### WHAT TO WORK ON
Please, without the pictures, retype exactly the lines from the start of the material through the line that holds "const SIZE = 29;".

++++ MATERIAL ++++

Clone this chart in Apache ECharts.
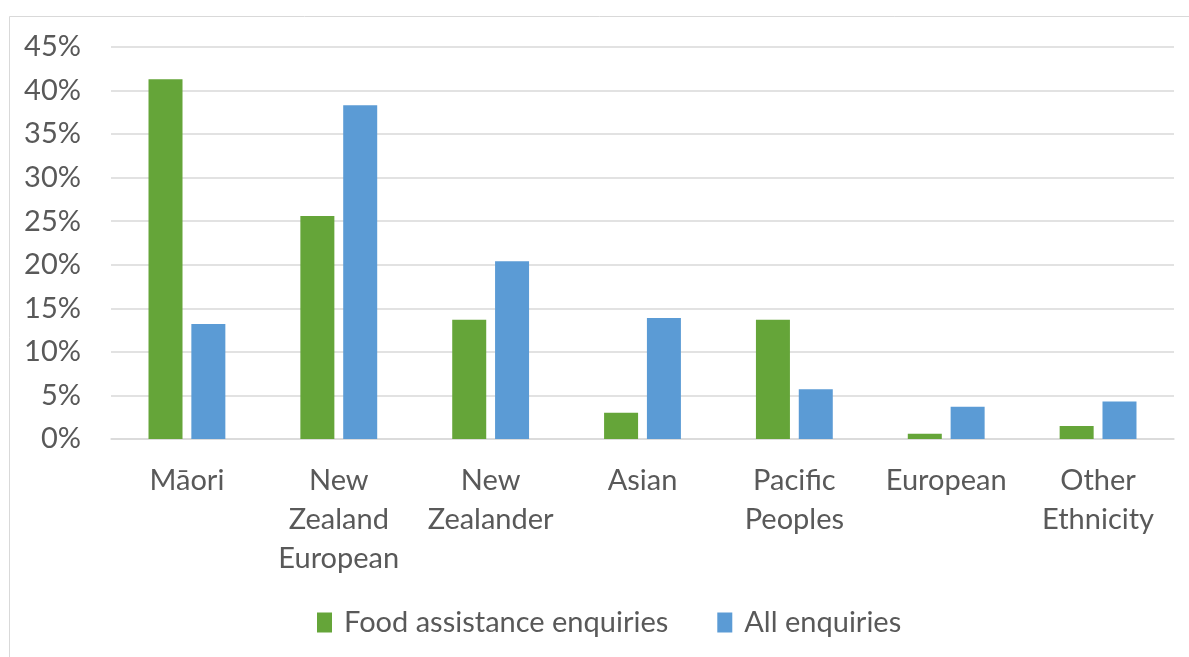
<!DOCTYPE html>
<html>
<head>
<meta charset="utf-8">
<script src="https://cdn.jsdelivr.net/npm/echarts@6/dist/echarts.min.js"></script>
<style>
  html, body { margin: 0; padding: 0; background: #fff; }
  #chart { width: 1189px; height: 657px; }
</style>
</head>
<body>
<div id="chart"></div>
<script>
// Share of enquiries by ethnicity (percent)
const categories = ['Māori', 'New\nZealand\nEuropean', 'New\nZealander', 'Asian', 'Pacific\nPeoples', 'European', 'Other\nEthnicity'];
const foodAssistance = [41.3, 25.6, 13.7, 3.0, 13.7, 0.6, 1.5];
const allEnquiries = [13.2, 38.3, 20.4, 13.9, 5.7, 3.7, 4.3];
const seriesNames = ['Food assistance enquiries', 'All enquiries'];
const yTicks = { min: 0, max: 45, interval: 5 };

const FONT = 'Lato, "Open Sans", sans-serif';
const TEXT = '#595959';
const SIZE = 29;

const chart = echarts.init(document.getElementById('chart'), null, { renderer: 'canvas' });
chart.setOption({
  animation: false,
  backgroundColor: '#fff',
  graphic: [{
    type: 'rect',
    left: 7, top: 14,
    shape: { width: 1200, height: 660 },
    style: { fill: 'none', stroke: '#d9d9d9', lineWidth: 1 },
    silent: true, z: -1
  }],
  grid: { left: 111, right: 15, top: 47, bottom: 218, containLabel: false },
  legend: {
    data: seriesNames,
    top: 603,
    left: 312,
    itemWidth: 15, itemHeight: 20, itemGap: 49,
    icon: 'rect',
    textStyle: { color: TEXT, fontFamily: FONT, fontSize: SIZE, padding: [0, 0, 0, 7] }
  },
  xAxis: {
    type: 'category',
    data: categories,
    axisLine: { lineStyle: { color: '#d9d9d9', width: 1.5 } },
    axisTick: { show: false },
    axisLabel: { color: TEXT, fontFamily: FONT, fontSize: SIZE, lineHeight: 39, margin: 22, interval: 0 }
  },
  yAxis: {
    type: 'value',
    min: yTicks.min, max: yTicks.max, interval: yTicks.interval,
    axisLine: { show: false },
    axisTick: { show: false },
    splitLine: { lineStyle: { color: '#d9d9d9', width: 1.5 } },
    axisLabel: { color: TEXT, fontFamily: FONT, fontSize: SIZE, margin: 30, formatter: v => v + '%' }
  },
  series: [
    { name: seriesNames[0], type: 'bar', data: foodAssistance, barWidth: 34, barGap: '26%',
      itemStyle: { color: '#65a539' } },
    { name: seriesNames[1], type: 'bar', data: allEnquiries, barWidth: 34,
      itemStyle: { color: '#5b9bd5' } }
  ]
});
</script>
</body>
</html>
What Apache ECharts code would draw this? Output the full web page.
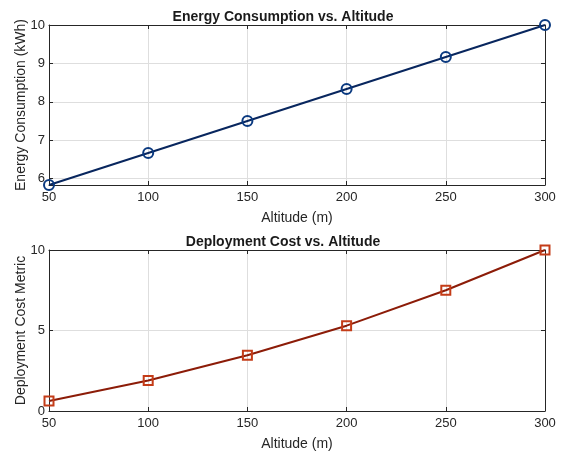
<!DOCTYPE html>
<html>
<head>
<meta charset="utf-8">
<script src="https://cdn.jsdelivr.net/npm/echarts@6/dist/echarts.min.js"></script>
<style>html,body{margin:0;padding:0;background:#fff;}#c{width:563px;height:455px;}</style>
</head>
<body>
<div id="c"></div>
<script>
var altitudes = [50, 100, 150, 200, 250, 300];
var energyValues = [5.8333, 6.6667, 7.5, 8.3333, 9.1667, 10];
var costValues = [0.62, 1.9, 3.46, 5.3, 7.5, 10];
var xTicks = [50, 100, 150, 200, 250, 300];
var energyTicks = [6, 7, 8, 9, 10];
var costTicks = [0, 5, 10];
var titles = ['Energy Consumption vs. Altitude', 'Deployment Cost vs. Altitude'];
var xName = 'Altitude (m)';
var yNames = ['Energy Consumption (kWh)', 'Deployment Cost Metric'];

var FONT = 'Liberation Sans, Arial, sans-serif';
var AX = '#262626';
var GRIDC = '#dedede';

function pairs(xs, ys) { return xs.map(function (x, i) { return [x, ys[i]]; }); }

function mainX(gi, showName) {
  return {
    type: 'value', gridIndex: gi, min: xTicks[0], max: xTicks[xTicks.length - 1], interval: 50,
    name: showName ? xName : '', nameLocation: 'middle', nameGap: 26,
    nameTextStyle: { fontFamily: FONT, fontSize: 14, color: AX },
    axisLine: { show: true, onZero: false, lineStyle: { color: AX, width: 1 } },
    axisTick: { show: true, inside: true, length: 4, lineStyle: { color: AX } },
    axisLabel: { fontFamily: FONT, fontSize: 13, color: AX, margin: 6 },
    splitLine: { show: true, lineStyle: { color: GRIDC, width: 1 } }
  };
}
function topX(gi) {
  return {
    type: 'value', gridIndex: gi, position: 'top', min: xTicks[0], max: xTicks[xTicks.length - 1], interval: 50,
    axisLine: { show: true, onZero: false, lineStyle: { color: AX, width: 1 } },
    axisTick: { show: true, inside: true, length: 4, lineStyle: { color: AX } },
    axisLabel: { show: false }, splitLine: { show: false }
  };
}
function mainY(gi, min, max, interval, name) {
  var o = {
    type: 'value', gridIndex: gi, min: min, max: max,
    name: name, nameLocation: 'middle', nameGap: 21, nameMoveOverlap: false,
    nameTextStyle: { fontFamily: FONT, fontSize: 14, color: AX },
    axisLine: { show: true, onZero: false, lineStyle: { color: AX, width: 1 } },
    axisTick: { show: true, inside: true, length: 4, lineStyle: { color: AX } },
    axisLabel: { fontFamily: FONT, fontSize: 13, color: AX, margin: 4, showMinLabel: min % interval === 0 },
    splitLine: { show: true, lineStyle: { color: GRIDC, width: 1 } }
  };
  if (min % interval === 0) { o.interval = interval; } else { o.splitNumber = 4; }
  return o;
}
function rightY(gi, min, max, interval) {
  var o = {
    type: 'value', gridIndex: gi, position: 'right', min: min, max: max,
    axisLine: { show: true, onZero: false, lineStyle: { color: AX, width: 1 } },
    axisTick: { show: true, inside: true, length: 4, lineStyle: { color: AX } },
    axisLabel: { show: false }, splitLine: { show: false }
  };
  if (min % interval === 0) { o.interval = interval; } else { o.splitNumber = 4; }
  return o;
}

var eMin = Math.min.apply(null, energyValues);
var eMax = energyTicks[energyTicks.length - 1];

var chart = echarts.init(document.getElementById('c'), null, { renderer: 'canvas' });
chart.setOption({
  animation: false,
  backgroundColor: '#ffffff',
  title: [
    { text: titles[0], left: 278, top: 5, textAlign: 'center',
      textStyle: { fontFamily: FONT, fontSize: 14, fontWeight: 'bold', color: '#1a1a1a' } },
    { text: titles[1], left: 278, top: 230, textAlign: 'center',
      textStyle: { fontFamily: FONT, fontSize: 14, fontWeight: 'bold', color: '#1a1a1a' } }
  ],
  grid: [
    { left: 49, right: 18, top: 25, height: 160, outerBoundsMode: 'none', containLabel: false },
    { left: 49, right: 18, top: 250, height: 161, outerBoundsMode: 'none', containLabel: false }
  ],
  xAxis: [mainX(0, true), mainX(1, true), topX(0), topX(1)],
  yAxis: [
    mainY(0, eMin, eMax, 1, yNames[0]),
    mainY(1, costTicks[0], costTicks[costTicks.length - 1], 5, yNames[1]),
    rightY(0, eMin, eMax, 1),
    rightY(1, costTicks[0], costTicks[costTicks.length - 1], 5)
  ],
  series: [
    { type: 'line', xAxisIndex: 0, yAxisIndex: 0, data: pairs(altitudes, energyValues),
      symbol: 'circle', symbolSize: 10, showAllSymbol: true,
      lineStyle: { color: '#08265e', width: 2 },
      itemStyle: { color: 'rgba(0,0,0,0)', borderColor: '#0b3a80', borderWidth: 2 } },
    { type: 'line', xAxisIndex: 1, yAxisIndex: 1, data: pairs(altitudes, costValues),
      symbol: 'rect', symbolSize: 9, showAllSymbol: true,
      lineStyle: { color: '#8c1c08', width: 2 },
      itemStyle: { color: 'rgba(0,0,0,0)', borderColor: '#c43c18', borderWidth: 2 } }
  ]
});
</script>
</body>
</html>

++++

### THE OUTPUT
Clone this chart in Apache ECharts.
<!DOCTYPE html>
<html>
<head>
<meta charset="utf-8">
<script src="https://cdn.jsdelivr.net/npm/echarts@6/dist/echarts.min.js"></script>
<style>
  html, body { margin: 0; padding: 0; background: #fff; }
  #chart { width: 1189px; height: 657px; }
</style>
</head>
<body>
<div id="chart"></div>
<script>
// Share of enquiries by ethnicity (percent)
const categories = ['Māori', 'New\nZealand\nEuropean', 'New\nZealander', 'Asian', 'Pacific\nPeoples', 'European', 'Other\nEthnicity'];
const foodAssistance = [41.3, 25.6, 13.7, 3.0, 13.7, 0.6, 1.5];
const allEnquiries = [13.2, 38.3, 20.4, 13.9, 5.7, 3.7, 4.3];
const seriesNames = ['Food assistance enquiries', 'All enquiries'];
const yTicks = { min: 0, max: 45, interval: 5 };

const FONT = 'Lato, "Open Sans", sans-serif';
const TEXT = '#595959';
const SIZE = 29;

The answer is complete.